• [TASK DESCRIPTION] Set the data down again, exactly as it reads, but without the pictures.

• [DATA LINES]

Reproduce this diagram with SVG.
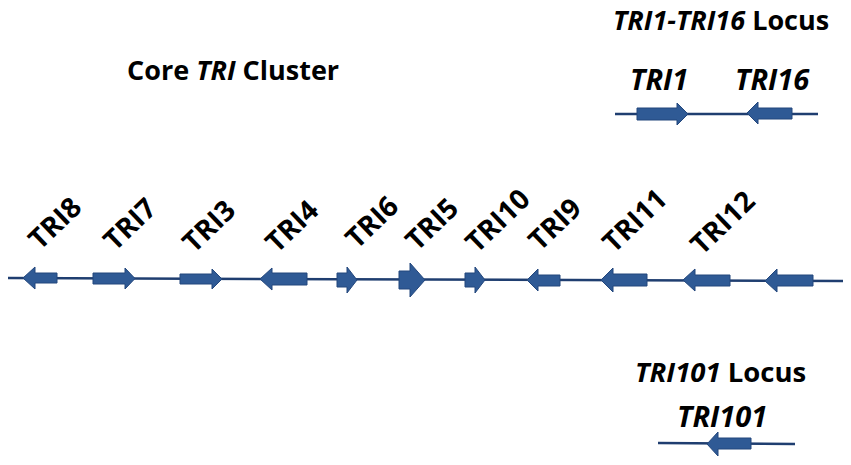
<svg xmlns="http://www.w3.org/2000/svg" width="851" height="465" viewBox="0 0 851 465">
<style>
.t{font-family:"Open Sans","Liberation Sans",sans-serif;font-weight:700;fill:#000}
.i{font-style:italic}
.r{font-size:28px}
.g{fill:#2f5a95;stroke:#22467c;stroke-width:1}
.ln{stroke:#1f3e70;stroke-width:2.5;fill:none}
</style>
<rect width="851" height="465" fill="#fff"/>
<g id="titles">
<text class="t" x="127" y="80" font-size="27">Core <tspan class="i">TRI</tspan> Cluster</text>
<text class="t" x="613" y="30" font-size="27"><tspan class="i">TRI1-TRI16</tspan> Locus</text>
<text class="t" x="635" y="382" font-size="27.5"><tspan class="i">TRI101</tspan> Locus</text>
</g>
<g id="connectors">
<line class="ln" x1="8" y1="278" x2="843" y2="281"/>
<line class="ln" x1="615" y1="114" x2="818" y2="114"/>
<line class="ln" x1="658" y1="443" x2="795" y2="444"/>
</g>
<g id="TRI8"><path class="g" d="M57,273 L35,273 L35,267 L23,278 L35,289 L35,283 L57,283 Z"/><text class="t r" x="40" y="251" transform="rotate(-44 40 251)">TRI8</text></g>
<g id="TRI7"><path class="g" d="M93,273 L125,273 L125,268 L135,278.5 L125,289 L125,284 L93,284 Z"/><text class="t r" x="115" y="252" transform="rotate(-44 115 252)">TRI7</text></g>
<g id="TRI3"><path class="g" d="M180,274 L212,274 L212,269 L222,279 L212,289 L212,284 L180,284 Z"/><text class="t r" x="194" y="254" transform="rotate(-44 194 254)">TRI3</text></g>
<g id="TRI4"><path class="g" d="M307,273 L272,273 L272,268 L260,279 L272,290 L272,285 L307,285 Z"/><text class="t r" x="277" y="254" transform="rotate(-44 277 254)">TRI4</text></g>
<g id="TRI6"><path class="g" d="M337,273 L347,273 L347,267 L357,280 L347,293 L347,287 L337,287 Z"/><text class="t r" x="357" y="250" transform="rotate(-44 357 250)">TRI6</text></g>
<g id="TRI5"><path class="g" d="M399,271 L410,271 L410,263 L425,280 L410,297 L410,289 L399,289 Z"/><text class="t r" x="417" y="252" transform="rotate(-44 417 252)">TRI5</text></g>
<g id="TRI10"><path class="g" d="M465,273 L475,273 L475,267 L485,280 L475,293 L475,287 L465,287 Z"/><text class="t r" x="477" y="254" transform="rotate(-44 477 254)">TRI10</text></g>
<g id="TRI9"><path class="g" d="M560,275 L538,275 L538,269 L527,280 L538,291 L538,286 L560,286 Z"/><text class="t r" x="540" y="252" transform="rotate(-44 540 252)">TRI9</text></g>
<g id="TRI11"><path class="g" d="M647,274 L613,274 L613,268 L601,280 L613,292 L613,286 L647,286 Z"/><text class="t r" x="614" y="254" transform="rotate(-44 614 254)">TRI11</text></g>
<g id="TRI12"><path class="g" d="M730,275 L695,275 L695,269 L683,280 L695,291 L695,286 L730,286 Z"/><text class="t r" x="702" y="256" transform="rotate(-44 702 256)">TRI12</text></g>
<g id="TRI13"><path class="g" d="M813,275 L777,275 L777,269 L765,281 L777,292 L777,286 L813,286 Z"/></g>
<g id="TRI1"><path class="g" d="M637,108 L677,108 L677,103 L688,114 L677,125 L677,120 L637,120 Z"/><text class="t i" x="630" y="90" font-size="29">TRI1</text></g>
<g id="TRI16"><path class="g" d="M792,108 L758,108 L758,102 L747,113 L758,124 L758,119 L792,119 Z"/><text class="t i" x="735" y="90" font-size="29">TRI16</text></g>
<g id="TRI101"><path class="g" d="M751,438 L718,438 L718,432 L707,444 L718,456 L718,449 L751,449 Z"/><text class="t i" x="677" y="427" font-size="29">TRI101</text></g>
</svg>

• [COMPLETED TASK]
Reproduce this diagram with SVG.
<svg xmlns="http://www.w3.org/2000/svg" width="851" height="465" viewBox="0 0 851 465">
<style>
.t{font-family:"Open Sans","Liberation Sans",sans-serif;font-weight:700;fill:#000}
.i{font-style:italic}
.r{font-size:28px}
.g{fill:#2f5a95;stroke:#22467c;stroke-width:1}
.ln{stroke:#1f3e70;stroke-width:2.5;fill:none}
</style>
<rect width="851" height="465" fill="#fff"/>
<g id="titles">
<text class="t" x="127" y="80" font-size="27">Core <tspan class="i">TRI</tspan> Cluster</text>
<text class="t" x="613" y="30" font-size="27"><tspan class="i">TRI1-TRI16</tspan> Locus</text>
<text class="t" x="635" y="382" font-size="27.5"><tspan class="i">TRI101</tspan> Locus</text>
</g>
<g id="connectors">
<line class="ln" x1="8" y1="278" x2="843" y2="281"/>
<line class="ln" x1="615" y1="114" x2="818" y2="114"/>
<line class="ln" x1="658" y1="443" x2="795" y2="444"/>
</g>
<g id="TRI8"><path class="g" d="M57,273 L35,273 L35,267 L23,278 L35,289 L35,283 L57,283 Z"/><text class="t r" x="40" y="251" transform="rotate(-44 40 251)">TRI8</text></g>
<g id="TRI7"><path class="g" d="M93,273 L125,273 L125,268 L135,278.5 L125,289 L125,284 L93,284 Z"/><text class="t r" x="115" y="252" transform="rotate(-44 115 252)">TRI7</text></g>
<g id="TRI3"><path class="g" d="M180,274 L212,274 L212,269 L222,279 L212,289 L212,284 L180,284 Z"/><text class="t r" x="194" y="254" transform="rotate(-44 194 254)">TRI3</text></g>
<g id="TRI4"><path class="g" d="M307,273 L272,273 L272,268 L260,279 L272,290 L272,285 L307,285 Z"/><text class="t r" x="277" y="254" transform="rotate(-44 277 254)">TRI4</text></g>
<g id="TRI6"><path class="g" d="M337,273 L347,273 L347,267 L357,280 L347,293 L347,287 L337,287 Z"/><text class="t r" x="357" y="250" transform="rotate(-44 357 250)">TRI6</text></g>
<g id="TRI5"><path class="g" d="M399,271 L410,271 L410,263 L425,280 L410,297 L410,289 L399,289 Z"/><text class="t r" x="417" y="252" transform="rotate(-44 417 252)">TRI5</text></g>
<g id="TRI10"><path class="g" d="M465,273 L475,273 L475,267 L485,280 L475,293 L475,287 L465,287 Z"/><text class="t r" x="477" y="254" transform="rotate(-44 477 254)">TRI10</text></g>
<g id="TRI9"><path class="g" d="M560,275 L538,275 L538,269 L527,280 L538,291 L538,286 L560,286 Z"/><text class="t r" x="540" y="252" transform="rotate(-44 540 252)">TRI9</text></g>
<g id="TRI11"><path class="g" d="M647,274 L613,274 L613,268 L601,280 L613,292 L613,286 L647,286 Z"/><text class="t r" x="614" y="254" transform="rotate(-44 614 254)">TRI11</text></g>
<g id="TRI12"><path class="g" d="M730,275 L695,275 L695,269 L683,280 L695,291 L695,286 L730,286 Z"/><text class="t r" x="702" y="256" transform="rotate(-44 702 256)">TRI12</text></g>
<g id="TRI13"><path class="g" d="M813,275 L777,275 L777,269 L765,281 L777,292 L777,286 L813,286 Z"/></g>
<g id="TRI1"><path class="g" d="M637,108 L677,108 L677,103 L688,114 L677,125 L677,120 L637,120 Z"/><text class="t i" x="630" y="90" font-size="29">TRI1</text></g>
<g id="TRI16"><path class="g" d="M792,108 L758,108 L758,102 L747,113 L758,124 L758,119 L792,119 Z"/><text class="t i" x="735" y="90" font-size="29">TRI16</text></g>
<g id="TRI101"><path class="g" d="M751,438 L718,438 L718,432 L707,444 L718,456 L718,449 L751,449 Z"/><text class="t i" x="677" y="427" font-size="29">TRI101</text></g>
</svg>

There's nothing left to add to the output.